«Для кого эта пьеса?» — говорили полтора года назад скептики. «Для кого фильм, — говорят они сегодня, — для детей или для взрослых?» Для тех и для других. В кино хорошо известны законы оптики, известны объективы с разным углом зрения: один поуже, избирательней, другие — широкоугольные, вбирающие н себя всю панораму окружающего пространства. Фильм и пьеса не оставляют равнодушными ни одного из юных зрителей. Они отлично знают, кто прав и кто неправ, они возмущены предательством Дранкина, негодуют при виде Новикова, всем сердцем влюблены в вожатого Сережу и убийственно ироничны (еще неизвестно — сильнее ли ирония взрослых иной детской!) по адресу пионервожатой Лидии Михайловны. А взрослым в фильме открываются большие глубины — они способны разглядеть предысторию характеров, они способны находить и разоблачать «лидий михайловен», даже если на них не надет галстук пионервожатых. Такого глубинного эха, такой всеобщности поднятой проблемы давно не знал детский фильм.

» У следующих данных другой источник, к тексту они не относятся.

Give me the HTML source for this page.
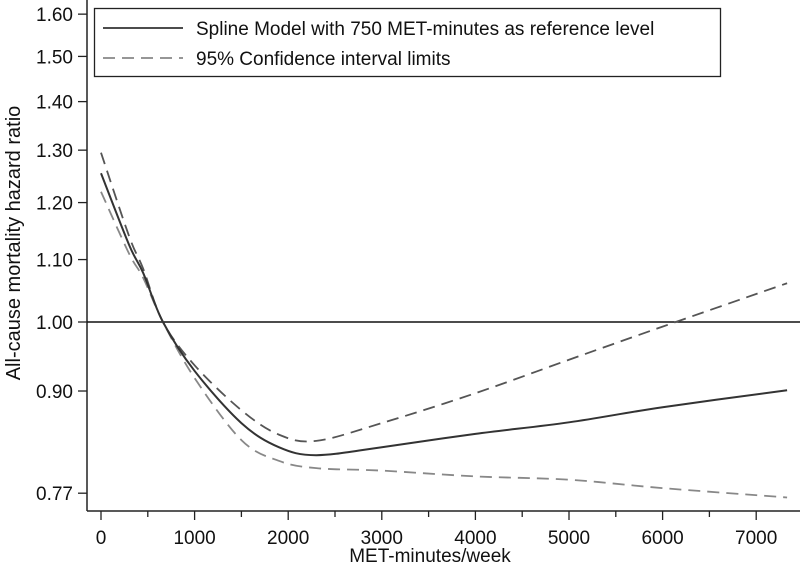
<!DOCTYPE html>
<html><head><meta charset="utf-8"><style>
body{margin:0;background:#fff;}
svg{display:block;font-family:"Liberation Sans",Arial,sans-serif;}
</style></head><body>
<svg id="chart" width="800" height="565" viewBox="0 0 800 565">
<g id="axes"></g><g id="series"></g>
<g>
<rect x="94.5" y="8.5" width="626" height="68" fill="#fff" stroke="#222" stroke-width="1.3"/>
<line x1="103" y1="28" x2="183" y2="28" stroke="#333" stroke-width="1.8"/>
<text x="196" y="35" font-size="19" fill="#111">Spline Model with 750 MET-minutes as reference level</text>
<line x1="103" y1="58" x2="183" y2="58" stroke="#888" stroke-width="1.8" stroke-dasharray="12,7"/>
<text x="196" y="65" font-size="19" fill="#111">95% Confidence interval limits</text>
</g>
</svg>
<script>
const xTicks=[0,1000,2000,3000,4000,5000,6000,7000];
const yTicks=[0.77,0.90,1.00,1.10,1.20,1.30,1.40,1.50,1.60];
const yTickLabels=["0.77","0.90","1.00","1.10","1.20","1.30","1.40","1.50","1.60"];
const xs=[0,300,450,662,1000,1500,1900,2300,3000,4000,5000,6000,7330];
const spline=[1.255,1.125,1.078,1.0,0.928,0.857,0.826,0.816,0.826,0.843,0.858,0.878,0.901];
const upper=[1.295,1.14,1.085,1.0,0.936,0.874,0.842,0.834,0.857,0.897,0.944,0.993,1.061];
const lower=[1.22,1.11,1.07,1.0,0.918,0.835,0.809,0.800,0.797,0.790,0.786,0.776,0.765];
const ns="http://www.w3.org/2000/svg";
const X=v=>101+v*0.0936;
const Y=v=>322-Math.log(v)*655;
const ax=document.getElementById('axes'), se=document.getElementById('series');
function mk(tag,at,p){const e=document.createElementNS(ns,tag);for(const k in at)e.setAttribute(k,at[k]);p.appendChild(e);return e;}
let l=mk('line',{x1:87,y1:0,x2:87,y2:511,stroke:'#222','stroke-width':1.5},ax);


l=mk('line',{x1:87,y1:511,x2:800,y2:511,stroke:'#222','stroke-width':1.5},ax);


yTicks.forEach((v,i)=>{
 const t=mk('line',{x1:78,x2:87,y1:Y(v),y2:Y(v),stroke:'#222','stroke-width':1.3},ax);
 
 
 const tx=mk('text',{x:73,y:Y(v)+7,'font-size':19,'text-anchor':'end',fill:'#111'},ax);
 tx.textContent=yTickLabels[i];
 
 
});
for(let v=0;v<=7000;v+=500){
 const t=mk('line',{x1:X(v),x2:X(v),y1:511,y2:v%1000?517:520,stroke:'#222','stroke-width':1.3},ax);
 
 
}
xTicks.forEach(v=>{
 const tx=mk('text',{x:X(v),y:544,'font-size':19,'text-anchor':'middle',fill:'#111'},ax);
 tx.textContent=v;
 
 
});
let tt=mk('text',{x:430,y:562,'font-size':19,'text-anchor':'middle',fill:'#111'},ax);
tt.textContent='MET-minutes/week';


tt=mk('text',{x:0,y:0,'font-size':20,'text-anchor':'middle',fill:'#111',transform:'translate(20,243) rotate(-90)'},ax);
tt.textContent='All-cause mortality hazard ratio';


l=mk('line',{x1:87,y1:Y(1),x2:800,y2:Y(1),stroke:'#111','stroke-width':1.6},ax);


function path(vals){
 const p=xs.map((x,i)=>[X(x),Y(vals[i])]);
 let d='M'+p[0][0]+','+p[0][1];
 for(let i=0;i<p.length-1;i++){
  const p0=p[i-1]||p[i],p1=p[i],p2=p[i+1],p3=p[i+2]||p2;
  d+=' C'+(p1[0]+(p2[0]-p0[0])/6)+','+(p1[1]+(p2[1]-p0[1])/6)+' '+(p2[0]-(p3[0]-p1[0])/6)+','+(p2[1]-(p3[1]-p1[1])/6)+' '+p2[0]+','+p2[1];
 }
 return d;
}
let s=mk('path',{d:path(upper),fill:'none',stroke:'#555','stroke-width':1.8,'stroke-dasharray':'12,7'},se);


s=mk('path',{d:path(lower),fill:'none',stroke:'#888','stroke-width':1.8,'stroke-dasharray':'12,7'},se);


s=mk('path',{d:path(spline),fill:'none',stroke:'#333','stroke-width':2},se);


</script>
</body></html>
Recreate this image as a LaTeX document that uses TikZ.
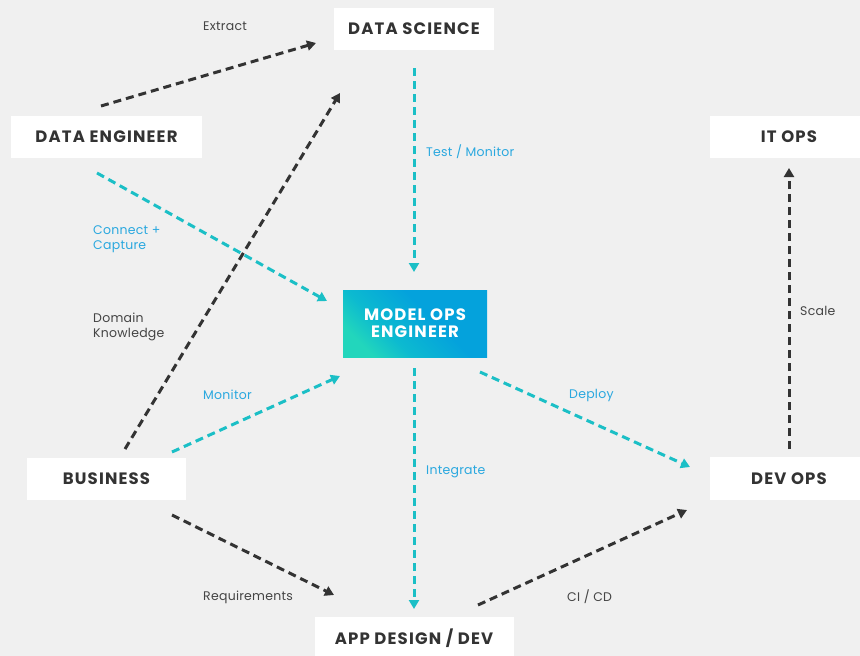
\documentclass[tikz,border=0pt]{standalone}
\usepackage{fontspec}
\setmainfont{Poppins}
\newfontfamily\boxfont[LetterSpace=7]{Poppins}
\newfontfamily\lblfont[LetterSpace=2]{Poppins}
\usetikzlibrary{arrows.meta}
\definecolor{bgc}{HTML}{F0F0F0}
\definecolor{darkc}{HTML}{333333}
\definecolor{lblc}{HTML}{444444}
\definecolor{tealc}{HTML}{1BBFC6}
\definecolor{bluec}{HTML}{2AA8DF}
\definecolor{gradA}{HTML}{22D6BC}
\definecolor{gradC}{HTML}{0CBAD0}
\definecolor{gradB}{HTML}{04A2DC}
\pgfdeclarehorizontalshading{mog}{100bp}{color(0bp)=(gradA); color(25bp)=(gradA); color(38bp)=(gradC); color(58bp)=(gradB); color(100bp)=(gradB)}
\begin{document}
\begin{tikzpicture}[x=1pt,y=-1pt,
  box/.style={fill=white,draw=none,inner sep=0pt,font=\boxfont\fontsize{16.5}{18}\selectfont\bfseries,text=darkc},
  lbl/.style={font=\lblfont\fontsize{12.5}{15.5}\selectfont,inner sep=0pt,anchor=west,align=left},
  darkarr/.style={draw=darkc,line width=3pt,dash pattern=on 8pt off 5pt,-{Triangle[length=9pt,width=10pt]}},
  tealarr/.style={draw=tealc,line width=3pt,dash pattern=on 8pt off 5pt,-{Triangle[length=9pt,width=10pt]}}]
\fill[bgc] (0,0) rectangle (860,656);
\useasboundingbox (0,0) rectangle (860,656);
% boxes
\node[box,minimum width=160pt,minimum height=42pt] (ds) at (414,29) {DATA SCIENCE};
\node[box,minimum width=191pt,minimum height=42pt] (de) at (106.5,137) {DATA ENGINEER};
\fill[white] (710,116) rectangle (868,158);
\node[box,fill=none] (it) at (789,137) {IT OPS};
\node[box,minimum width=159pt,minimum height=42pt] (bus) at (106.5,479) {BUSINESS};
\fill[white] (710,457) rectangle (868,500);
\node[box,fill=none] (dev) at (789,479) {DEV OPS};
\fill[white] (315,617) rectangle (514,660);
\node[box,fill=none] (app) at (414,638) {APP DESIGN / DEV};
\shade[shading=mog,shading angle=45] (343,290) rectangle (487,357);
\node[box,fill=none,text=white,align=center] (mo) at (415,323.5) {MODEL OPS\\[-1pt]ENGINEER};
% anchor coordinates
\coordinate (a1) at (101,106); \coordinate (b1) at (316,43);
\coordinate (a2) at (125,449); \coordinate (b2) at (340,93);
\coordinate (a3) at (97,173);  \coordinate (b3) at (327,301);
\coordinate (a4) at (414,68);  \coordinate (b4) at (414,272);
\coordinate (a5) at (172,452); \coordinate (b5) at (340,376);
\coordinate (a6) at (414,368); \coordinate (b6) at (414,609);
\coordinate (a7) at (480,372); \coordinate (b7) at (690,467);
\coordinate (a8) at (172,515); \coordinate (b8) at (334,595);
\coordinate (a9) at (478,605); \coordinate (b9) at (687,510);
\coordinate (a10) at (789,449); \coordinate (b10) at (789,168);
\draw[darkarr] (a1) -- (b1);
\draw[darkarr] (a2) -- (b2);
\draw[tealarr] (a3) -- (b3);
\draw[tealarr] (a4) -- (b4);
\draw[tealarr] (a5) -- (b5);
\draw[tealarr] (a6) -- (b6);
\draw[tealarr] (a7) -- (b7);
\draw[darkarr] (a8) -- (b8);
\draw[darkarr] (a9) -- (b9);
\draw[darkarr] (a10) -- (b10);
% labels
\node[lbl,text=lblc] (l1) at (203,26) {Extract};
\node[lbl,text=bluec] (l2) at (93,239) {Connect +\\Capture};
\node[lbl,text=lblc] (l3) at (93,327) {Domain\\Knowledge};
\node[lbl,text=bluec] (l4) at (203,395) {Monitor};
\node[lbl,text=bluec] (l5) at (426,152) {Test / Monitor};
\node[lbl,text=bluec] (l6) at (426,472) {Integrate};
\node[lbl,text=bluec] (l7) at (569,395) {Deploy};
\node[lbl,text=lblc] (l8) at (203,597) {Requirements};
\node[lbl,text=lblc] (l9) at (567,597) {CI / CD};
\node[lbl,text=lblc] (l10) at (800,311) {Scale};
\end{tikzpicture}
\end{document}
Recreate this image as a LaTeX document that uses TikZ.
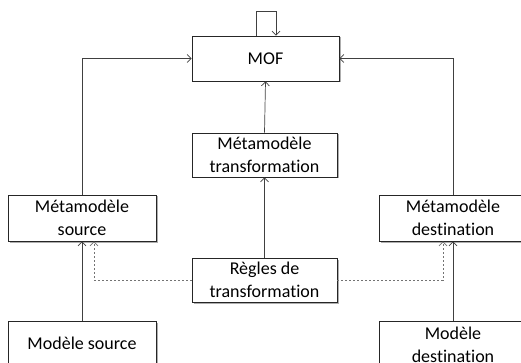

Впрочем, главный аргумент противников сценария («это не для детей!») автор предвидел. Есть у него в пьесе симптоматичные слова, брошенные Лидией Михайловной: «Разве можно при ребятах такие вещи!» Вот она — логика сегодняшних ревнителей «педагогичности». Не случайно на ее страже та самая Лидия Михайловна Иванова, которая терпит полный крах в своих «педагогических» методах.
Молодые дебютанты оказались перед сложной задачей: за год до выхода фильма родился спектакль — интересно поставленный, пользующийся успехом, тепло встреченный зрителями и критикой. Но режиссеры не пошли по легкому пути — «что угодно, лишь бы не повторять чужого». Образы фильма родились из своего, особого прочтения темы. ‹…› В Центральном детском театре А. Эфрос нашел интересное общее решение спектакля, на сцене театра из немых сцен оживает школьная перемена, меняются картины жизни школы. И все же ребячий коллектив мы видим все время «общим планом». Вина ли это режиссера?
А. Эфросу принадлежат полемические выступления против монополии кинематографа на наибольшую выразительность. Однако фильм «Друг мой, Колька!» вновь демонстрирует огромные выразительные возможности кино. Трудно сравнивать фильм и спектакль — неизвестно, как перенес бы его на экран сам А. Эфрос. И все же такое сопоставление представляет интерес.
Ведь суть вовсе не во взятых в чистом виде технических преимуществах кино. Она в эмоциональных результатах использования этих преимуществ. Всем известно, например, что киноаппарат может двигаться. Но именно из долгого движения аппарата по длинному коридору параллельно пионервожатой, догоняющей «оскорбленную» родительницу, и возникает образ унизительного заискивания.